Quella domenica ho fatto un esperienza molto simile, appoggiando le mani sul braccio di M° Chu stavo in realtà andando in contro ad un mio piccolo grande incidente.
Rivedendo le immagini al rallentatore: Giuliana mi sorride e mi indirizza verso M° Chu, lui è nel momento prima del test si sta concentrando e mi porge il braccio, io appoggio le mani, mi protendo in avanti facendo una certa pressione e caricando il mio peso per evitare di farmi spostare, la mente ha molti dubbi su cosa succederà effettivamente, le leggi della fisica non lasciano molto spazio all’immaginazione, un corpo di massa inferiore, anche applicando una considerevole forza, difficilmente riuscirà a imprimere una grande accelerazione ad un corpo di massa (ahimè) notevolmente superiore.
Mentre stavo pensando a queste cose ho sentito, o meglio credo di aver sentito un soffio, una forte espirazione, è stato in pratica l’impatto del mio personale incidente, il videoregistratore posto nel mio cervello ha smesso di funzionare per pochi lunghissimi istanti. Si è in realtà riacceso subito dopo, sono arrivati i suoni della folla che vociava nell’esecuzione dei test, sono arrivate le luci ed io mi sono ritrovato come seduto su due gambe aliene che mulinavano all’indietro nel tentativo di non farmi cadere. Per fortuna c’è un sistema cerebrale involontario che non si chiede molte cose, non si perde in disquisizioni, è sempre vigile nel preservare le condizioni fisiche, ed una di queste è che una persona è meglio che non cada a terra, quindi stavo quasi correndo all’indietro, per alcuni metri, cercando di evitare di cadere sotto la spinta di un qualcosa che non avevo le capacità per definire.
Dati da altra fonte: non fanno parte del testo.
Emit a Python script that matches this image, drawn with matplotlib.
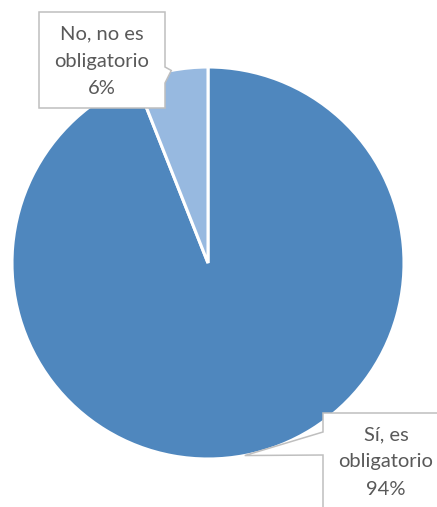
import numpy as np
import matplotlib
matplotlib.use('Agg')
import matplotlib.pyplot as plt
from matplotlib.patches import Polygon

# answers and their shares (%)
labels = ['Sí, es\nobligatorio', 'No, no es\nobligatorio']
shares = [94, 6]
colors = ['#4F87BE', '#97B9E0']

# canvas in pixels
W, H = 437, 507
CX, CY, R = 208, H - 263, 196

fig = plt.figure(figsize=(W / 100, H / 100), dpi=100)
ax = fig.add_axes([0, 0, 1, 1])

wedges, _ = ax.pie(shares, colors=colors, startangle=90, counterclock=False,
                   radius=R, center=(CX, CY),
                   wedgeprops=dict(edgecolor='white', linewidth=2.2))
ax.set_xlim(0, W)
ax.set_ylim(0, H)
ax.set_aspect('equal')
ax.axis('off')

# callout boxes: (left, bottom, width, height) and pointer base on the box side
boxes = [
    dict(rect=(323, -2, 126, 96), side='left', base=(75, 52)),
    dict(rect=(39, 399, 126, 96), side='right', base=(440, 424)),
]

for w, lab, val, bx in zip(wedges, labels, shares, boxes):
    mid = np.deg2rad((w.theta1 + w.theta2) / 2)
    tip = (CX + R * np.cos(mid), CY + R * np.sin(mid))
    x0, y0, bw, bh = bx['rect']
    x1, y1 = x0 + bw, y0 + bh
    b_hi, b_lo = bx['base']
    if bx['side'] == 'right':
        pts = [(x0, y1), (x1, y1), (x1, b_hi), tip, (x1, b_lo), (x1, y0), (x0, y0)]
    else:
        pts = [(x0, y1), (x1, y1), (x1, y0), (x0, y0), (x0, b_lo), tip, (x0, b_hi)]
    ax.add_patch(Polygon(pts, closed=True, facecolor='white', edgecolor='#BFBFBF',
                         linewidth=1.1, zorder=3, clip_on=False))
    ax.text(x0 + bw / 2, y0 + bh / 2 - 1, '%s\n%d%%' % (lab, val), ha='center', va='center',
            fontsize=14.5, family='Lato', color='#595959', linespacing=1.72, zorder=4)

fig.savefig('out.png', dpi=100)
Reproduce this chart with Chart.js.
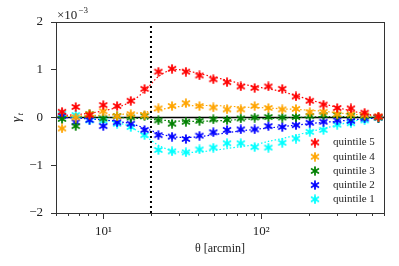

E’ riapparsa subito anche l’immagine video, la prima immagine è stata Giuliana che stava ridendosela a crepapelle leggendo quello che probabilmente in quel momento era facile leggere sul mio viso. La sua classica bella risata aperta ed un’espressione che sembrava dirmi “toh, ciapa su!!!”
L’immagine successiva è stato lo sguardo di M° Chu, anche lui stava ridendo, anche lui stava leggendo quello che mi passava per la mente, in quel momento possiamo raffigurarlo come un arciere che vedeva senza possibilità di smentita che uno dei suoi dardi era andato perfettamente a segno. Un Maestro che aveva impartito la sua lezione e che sapeva che finalmente alcuni concetti, in una determinata mente, erano arrivati con una notevole chiarezza.
Mi ha guardato con i suoi occhi furbi che mi è parso dicessero: “…..e adesso vallo tu a raccontare al tuo Newton…..”
In realtà non c’era bisogno di dire altro, ci siamo lasciati con un inchino.